Starring Nick Cannon, Teyonah Parris, Wesley Snipes, Angela Bassett, Samuel L. Jackson, John Cusack, Jennifer Hudson, Dave Chappelle, Steve Harris
Besides the whopping amount of talent in the latest Spike Lee Joint (is he still calling his films that?), there is also a healthy dose of good intention. Spike Lee is a true artist, he doesn’t follow any particular path, he doesn’t play the marketing or Hollywood game, in fact he never has. Lee has been a controversial outsider for as long as I have been writing reviews. Arguably the last great film the Oscar nominated writer/director produced was “Inside Man”, a film without politics or agenda, just good ole fashion entertainment. Lee doesn’t seem to be interested in that, thus his latest “Chi-Raq” which depicts a gun addicted city formerly called Chicago.
The poor neighborhoods refer to Chicago, one of America’s most violent cities, as Chi-Raq because more people have died from gun violence in the United States third largest city than US Troops in Iraq or Afghanistan. There are two gangs that plague Chicago causing most of the violence, Spartans and Trojans. The leader of Spartans wears the purple colors calling himself Chi-Raq (Cannon), as if he controls the entire city. Age old beef with Cyclops (Snipes), the leader of Trojans wearing orange, has caused the death of a young child in the street. No one will come forward with information on who is responsible so the women of both gangs and all over the state decide to withhold sex from the men to get peace.
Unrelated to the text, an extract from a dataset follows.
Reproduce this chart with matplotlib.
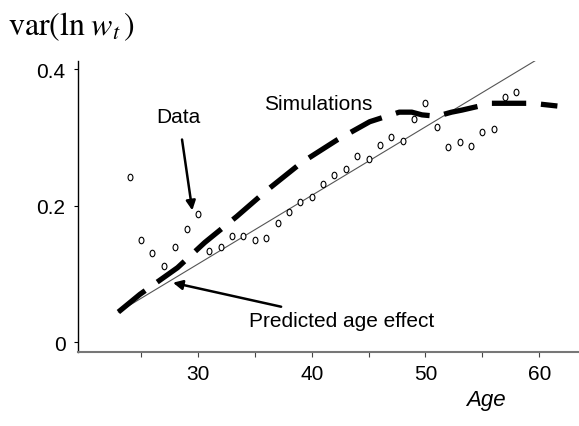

Feels more like an experiment than a feature film.
Lee has adapted the Modern Greek play Lysistrata by Aristophanes to fit modern day Illinois and used current events (mostly the high profile deaths of young black teenagers) to drive home his point. Each character (except for Cusack sermon at the child’s funeral) is spoken in rhyme or rap. “From third rate school to high class incarcerations”, Father Mike Corridan (Cusack) preaches about how the system works against the poor. “Guns have become part of America’s wardrobe”. Lee takes aim specifically at gun violence, the NRA, police brutality, media abuse, rap music, and even more get the filmmakers finger.
“Chi-Raq” feels more like an experiment than a feature film, an adaptation of a stage play more than a movie. Its high production value display’s the seriousness of the filmmaker and talent involved. The message is often cut down when we have a mother crying for her murdered daughter and in the next scene men shouting male hood mantras. The film sends a mixed message, even worse it preaches to the choir of people already concerned with the issues it contains, providing nothing a mainstream audience might be interested in. Lee once again delivers a film packaged in such a way only a specific crowd will see it.
The important premise and urgent message is peppered with so much stupidity it’s reach is short.